Retype only what runs from the first line of the listing to the line holding "plt.rcParams['font.family'] = ['Lato', 'DejaVu", both included. Do not retype the pictures.

··· Dataset content ···

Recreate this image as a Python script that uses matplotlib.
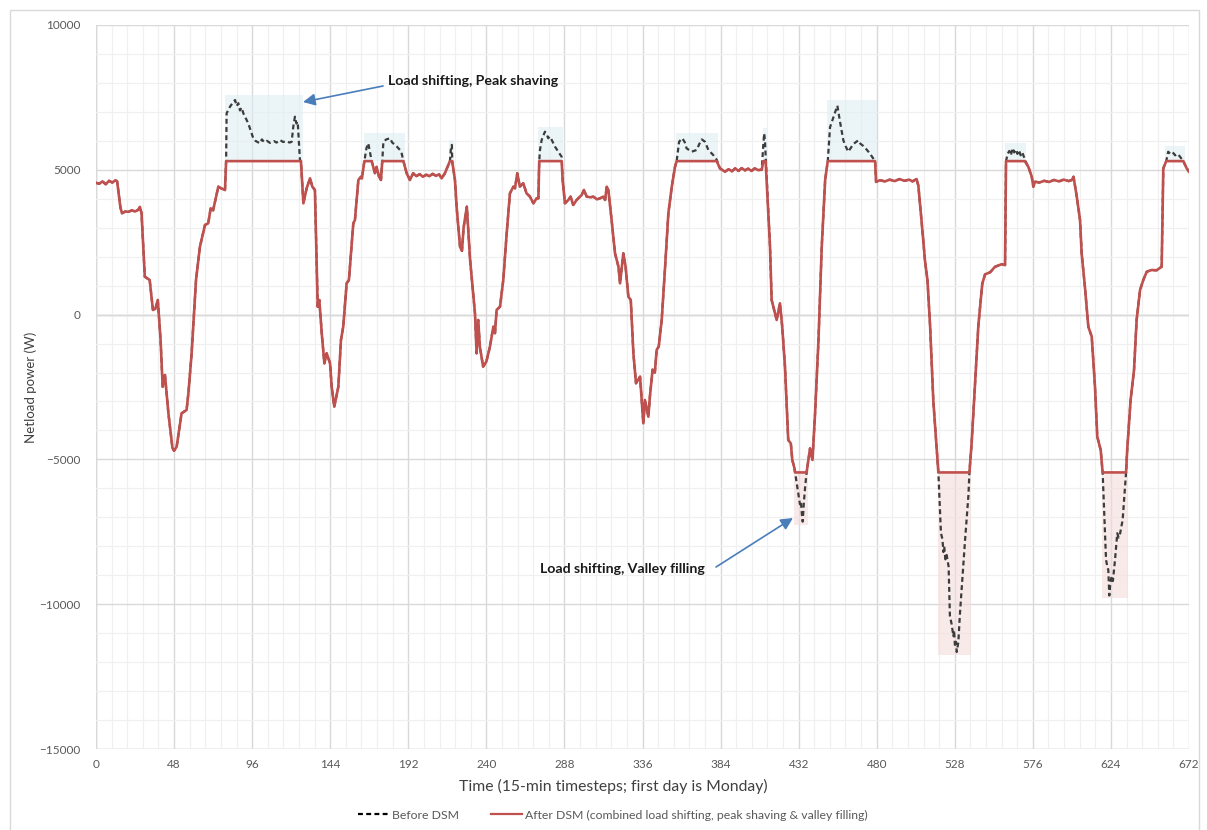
import numpy as np
import matplotlib
matplotlib.use('Agg')
import matplotlib.pyplot as plt
from matplotlib.patches import Rectangle
from matplotlib.lines import Line2D

plt.rcParams['font.family'] = ['Lato', 'DejaVu Sans']

# after DSM netload (timestep, W)
t_after = [0, 2, 4, 6, 8, 10, 12, 13, 15, 16, 18, 20, 22, 24, 26, 27, 28, 30, 33, 35, 36.5, 38, 39.7, 41, 42.4,
           44.5, 47, 48, 49.6, 52.6, 55.7, 56.8, 58.8, 61.5, 63.9, 67, 69, 70.5, 72, 75.2, 77.3, 79.3, 80, 126,
           127.5, 129.5, 131.6, 133, 134.6, 136.3, 137.3, 138.8, 140.4, 141.8, 143.9, 144.9, 146.5, 149, 150.6,
           152, 154.1, 155.5, 158.2, 159.2, 161.3, 163, 163.5, 165, 169.5, 171.5, 172.5, 174, 175.2, 176, 189,
           191, 193, 195, 197, 199, 201, 203, 205, 207, 209, 211, 212.5, 214.5, 217.6, 219, 220.7, 221.7, 223.8,
           225, 226, 228, 230, 233, 234, 235, 236, 238, 240, 242.2, 244.3, 245.3, 246.3, 248.4, 250.4, 252.5,
           254.5, 256.6, 257.6, 259, 260.6, 262.7, 264.7, 266.8, 268.9, 270.9, 272, 272.5, 286.3, 286.9, 288.3,
           290.4, 291.8, 293.4, 295.5, 298.6, 300, 301.7, 304, 305.8, 308, 309.9, 311.9, 313, 314, 315, 317,
           319.1, 321.2, 322.2, 324.2, 325.6, 327.3, 328.8, 330.4, 332, 334.5, 336.5, 337.5, 339.6, 340.6,
           342.2, 343.6, 344.7, 346, 347.8, 349.9, 351.9, 354, 356, 357, 381.6, 383.6, 386.7, 389, 391, 393,
           395, 397, 399, 401, 403, 405, 407, 409.3, 410.3, 411.7, 414.4, 415.4, 417.5, 418.5, 420.5, 421.9,
           423.6, 425.6, 427.2, 428.1, 429.4, 429.8, 436.9, 439, 440.5, 442.1, 444.2, 446.2, 448.3, 449.9, 479,
           479.6, 482, 485, 488, 491, 494, 497, 500, 502, 504.5, 505.6, 507.7, 509.7, 511.2, 512.8, 514.8,
           517.9, 537, 538.4, 540.4, 542.5, 544.9, 546.6, 549.7, 552.7, 556.8, 558.9, 559.5, 571, 573.2,
           575.3, 576.3, 577.3, 580, 583, 586, 589, 592, 595, 598, 600, 601, 603, 605, 606, 608, 610.1, 612.2,
           614.2, 615.6, 617.7, 618.9, 633.3, 634, 636.1, 638.2, 639.8, 641.9, 643.9, 646, 649, 652.1, 655.2,
           656.2, 658, 668.5, 670.6, 672]
p_after = [4550, 4520, 4600, 4500, 4620, 4560, 4640, 4600, 3700, 3500, 3560, 3550, 3600, 3560, 3620, 3720, 3500,
           1310, 1195, 160, 200, 504, -877, -2490, -2086, -3400, -4606, -4700, -4560, -3410, -3294, -2717, -1336,
           1195, 2345, 3094, 3153, 3671, 3600, 4417, 4350, 4300, 5300, 5300, 3843, 4360, 4706, 4417, 4300, 273,
           504, -646, -1682, -1336, -1682, -2490, -3180, -2490, -877, -418, 1080, 1195, 3153, 3267, 4648, 4763,
           4706, 5300, 5300, 4880, 5100, 4763, 4648, 5300, 5300, 4880, 4648, 4880, 4780, 4850, 4760, 4830, 4780,
           4860, 4790, 4840, 4706, 4880, 5300, 5300, 4648, 3727, 2345, 2200, 3000, 3727, 1886, 45, -1336, -186,
           -1106, -1796, -1624, -1106, -418, -646, 160, 273, 1195, 2806, 4188, 4417, 4360, 4880, 4417, 4533,
           4188, 4073, 3843, 4015, 4015, 5300, 5300, 4648, 3843, 3958, 4073, 3785, 3958, 4130, 4303, 4073, 4050,
           4073, 3980, 4015, 4073, 3958, 4417, 4300, 3267, 2115, 1655, 1080, 2115, 1655, 618, 504, -1336, -2372,
           -2144, -3754, -2950, -3525, -2800, -1900, -2000, -1220, -1100, -186, 1655, 3498, 4417, 5107, 5300,
           5300, 5050, 4935, 5020, 4950, 5050, 4960, 5060, 4980, 5040, 4960, 5050, 4990, 5000, 5300, 5300, 2345,
           504, 45, -186, 390, -418, -1796, -4330, -4450, -5020, -5300, -5450, -5450, -4620, -5020, -3410, -877,
           2345, 4648, 5300, 5300, 4582, 4640, 4600, 4660, 4610, 4680, 4620, 4660, 4600, 4680, 4450, 3150, 1850,
           1195, -370, -2976, -5450, -5450, -4410, -2455, -370, 1065, 1390, 1460, 1650, 1740, 1710, 5300, 5300,
           5107, 4763, 4417, 4590, 4560, 4620, 4580, 4650, 4600, 4660, 4610, 4650, 4760, 4073, 3267, 2115, 964,
           -418, -763, -2490, -4215, -4675, -5450, -5450, -4675, -2950, -1910, -186, 850, 1195, 1480, 1540, 1530,
           1655, 5050, 5300, 5300, 5050, 4935]

# before DSM, only where it differs from after DSM
mon_peak_t = [80, 80.3, 82.4, 84.5, 85.5, 86.5, 87.5, 88.5, 89.5, 90.6, 93.6, 96.7, 98, 100.8, 102, 103.5, 105,
              107, 109.5, 111, 113.1, 115, 117, 119, 120.3, 121.3, 122.3, 123.2, 124, 125.4, 126]
mon_peak_p = [5300, 6950, 7180, 7350, 7410, 7200, 7300, 7050, 7150, 6950, 6606, 6088, 6000, 5915, 6050, 5950, 6000,
              5930, 5990, 5940, 6030, 5960, 5990, 5940, 5970, 6490, 6834, 6600, 6660, 5340, 5300]
tue_peak_t = [165, 166.3, 167.4, 168.5, 169.5, 171.5, 172.5, 174, 175.2, 176, 176.7, 178.5, 180.8, 182, 183.8,
              185, 186.9, 188, 189]
tue_peak_p = [5300, 5750, 5915, 5600, 5300, 4880, 5100, 4763, 4648, 5300, 5970, 6050, 6090, 5950, 5860, 5800, 5684,
              5550, 5300]
tue_spike_t = [217.6, 218.3, 218.8, 219]
tue_spike_p = [5300, 5800, 5860, 5300]
wed_peak_t = [272.5, 273, 274, 276, 277, 278, 279, 280.2, 282.2, 284.2, 286.3]
wed_peak_p = [5300, 5700, 6030, 6315, 6250, 6090, 6150, 6030, 5800, 5625, 5450]
thu_peak_t = [357, 358.5, 360.5, 362, 363.1, 366.2, 369.3, 371, 372.4, 374.4, 376.5, 379.5, 381.6]
thu_peak_p = [5300, 5970, 6088, 5950, 5742, 5625, 5684, 5900, 6050, 5970, 5684, 5510, 5350]
thu_spike_t = [410.3, 410.8, 411.3, 411.7]
thu_spike_p = [5900, 6260, 6000, 5500]
thu_valley_t = [429.8, 431, 432, 432.8, 433.4, 434, 434.5, 435.2, 436, 436.9]
thu_valley_p = [-5450, -5900, -6300, -6550, -6450, -6900, -7150, -6500, -5950, -5450]
fri_peak_t = [449.9, 451.3, 453.3, 454.5, 455.8, 457.4, 459.5, 461, 462.5, 464, 465.6, 467, 468.7, 470, 471.8,
              473.8, 475.8, 477.5, 479]
fri_peak_p = [5300, 6470, 6800, 7000, 7215, 6670, 6015, 5800, 5625, 5750, 5885, 5950, 6015, 5900, 5820, 5700, 5560,
              5420, 5300]
sat_valley_t = [517.9, 519.5, 520.4, 521, 521.5, 522.2, 523, 524.2, 525, 526.1, 527.1, 527.6, 528.1, 528.7, 529.2,
                530.2, 531.2, 532.2, 534.3, 536.4, 537]
sat_valley_p = [-5450, -7550, -7750, -8200, -8000, -8450, -8300, -8700, -10400, -10700, -11100, -10900, -11450,
                -11300, -11650, -11300, -10300, -9500, -7800, -6230, -5450]
sat_peak_t = [559.5, 560.5, 561.5, 562.5, 563.5, 564.5, 565.5, 566.5, 567.5, 568.5, 569.5, 570.5, 571]
sat_peak_p = [5300, 5550, 5650, 5500, 5750, 5600, 5700, 5550, 5680, 5500, 5600, 5450, 5350]
sun_valley_t = [618.9, 619.9, 621, 621.8, 622.4, 623, 623.6, 624.4, 625.2, 626.5, 627.9, 628.7, 629.5, 631.2, 633.3]
sun_valley_p = [-5450, -6865, -8475, -8700, -8820, -9700, -9280, -9050, -9200, -8475, -7550, -7700, -7600, -7090,
                -5450]
sun_peak_t = [658, 659.2, 660.5, 662, 663.5, 665, 666.5, 668.5]
sun_peak_p = [5300, 5625, 5550, 5600, 5500, 5550, 5450, 5300]

peak_cap = 5300
valley_cap = -5450

windows = [(mon_peak_t, mon_peak_p), (tue_peak_t, tue_peak_p), (tue_spike_t, tue_spike_p),
           (wed_peak_t, wed_peak_p), (thu_peak_t, thu_peak_p), (thu_spike_t, thu_spike_p),
           (thu_valley_t, thu_valley_p), (fri_peak_t, fri_peak_p), (sat_valley_t, sat_valley_p),
           (sat_peak_t, sat_peak_p), (sun_valley_t, sun_valley_p), (sun_peak_t, sun_peak_p)]

# build the before series: after values outside the windows, window values inside
t_after = np.array(t_after, dtype=float)
p_after = np.array(p_after, dtype=float)
keep = np.ones(len(t_after), dtype=bool)
for wt, wp in windows:
    keep &= ~((t_after >= wt[0]) & (t_after <= wt[-1]))
t_before = np.concatenate([t_after[keep]] + [np.array(wt, float) for wt, _ in windows])
p_before = np.concatenate([p_after[keep]] + [np.array(wp, float) for _, wp in windows])
order = np.argsort(t_before, kind='stable')
t_before, p_before = t_before[order], p_before[order]

fig = plt.figure(figsize=(12.07, 8.30), dpi=100)
ax = fig.add_axes([96 / 1207, 1 - 749 / 830, (1189 - 96) / 1207, (749 - 25) / 830])

# outer chart frame
fig.patches.append(Rectangle((10 / 1207, -0.05), 1189 / 1207, 1 - 10 / 830 + 0.05,
                             transform=fig.transFigure, fill=False, edgecolor='#d9d9d9', lw=1))

# shaded boxes around the shaved / filled areas
for wt, wp in windows:
    if max(wp) > peak_cap:
        ax.add_patch(Rectangle((wt[0] - 0.5, peak_cap), wt[-1] - wt[0] + 1.5, max(wp) + 180 - peak_cap,
                               facecolor='#dcedf3', alpha=0.55, edgecolor='none', zorder=1))
    else:
        ax.add_patch(Rectangle((wt[0] - 0.5, min(wp) - 100), wt[-1] - wt[0] + 1.5, valley_cap - min(wp) + 100,
                               facecolor='#f2dcdb', alpha=0.6, edgecolor='none', zorder=1))

ax.plot(t_before, p_before, color='#3c3c3c', lw=1.6, ls=(0, (2.2, 1.5)), zorder=3)
ax.plot(t_after, p_after, color='#c0504d', lw=1.9, zorder=4)

ax.set_xlim(0, 672)
ax.set_ylim(-15000, 10000)
ax.set_xticks(range(0, 673, 48))
ax.set_xticks(np.arange(0, 672.1, 9.6), minor=True)
ax.set_yticks(range(-15000, 10001, 5000))
ax.set_yticks(range(-15000, 10001, 1000), minor=True)
ax.grid(which='major', color='#d9d9d9', lw=1.0, zorder=0)
ax.grid(which='minor', color='#f0f0f0', lw=0.9, zorder=0)
ax.axhline(0, color='#c8c8c8', lw=1.0, zorder=0.5)
ax.set_axisbelow(True)
for s in ax.spines.values():
    s.set_visible(False)
ax.axvline(0, color='#d0d0d0', lw=1.0, zorder=0.5)
ax.axhline(-15000, color='#d0d0d0', lw=1.0, zorder=0.5)
ax.tick_params(which='both', length=0, colors='#595959', labelsize=8.5)
ax.tick_params(axis='y', pad=11)
ax.tick_params(axis='x', pad=7)

ax.set_xlabel('Time (15-min timesteps; first day is Monday)', fontsize=11.3, color='#404040')
ax.xaxis.set_label_coords((613 - 96) / 1093, -(779 - 749) / 724, transform=ax.transAxes)
ax.set_ylabel('Netload power (W)', fontsize=9.5, color='#404040')
ax.yaxis.set_label_coords(-(96 - 37) / 1093, 0.5, transform=ax.transAxes)

arrow = dict(arrowstyle='-|>', color='#4a7ebb', lw=1.2, mutation_scale=18, shrinkA=0, shrinkB=0)
ax.text(179.5, 8066, 'Load shifting, Peak shaving', fontsize=10.2, fontweight='bold', color='#1a1a1a',
        va='center', ha='left')
ax.annotate('', xy=(127.3, 7340), xytext=(176.5, 7894), arrowprops=arrow)
ax.text(273, -8785, 'Load shifting, Valley filling', fontsize=10.2, fontweight='bold', color='#1a1a1a',
        va='center', ha='left')
ax.annotate('', xy=(428.5, -7024), xytext=(381.2, -8716), arrowprops=arrow)

handles = [Line2D([], [], color='black', lw=1.6, ls=(0, (2.2, 1.5))),
           Line2D([], [], color='#c0504d', lw=1.6)]
fig.legend(handles, ['Before DSM', 'After DSM (combined load shifting, peak shaving & valley filling)'],
           loc='center', bbox_to_anchor=(613 / 1207, 1 - 815 / 830), ncol=2, frameon=False, fontsize=8.8,
           handlelength=2.5, handletextpad=0.3, columnspacing=2.6, labelcolor='#595959')

fig.savefig('out.png', dpi=100)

···

:: Exercise output ::
Recreate this image as a Python script that uses matplotlib.
import numpy as np
import matplotlib
matplotlib.use('Agg')
import matplotlib.pyplot as plt
from matplotlib.patches import Rectangle
from matplotlib.lines import Line2D

plt.rcParams['font.family'] = ['Lato', 'DejaVu Sans']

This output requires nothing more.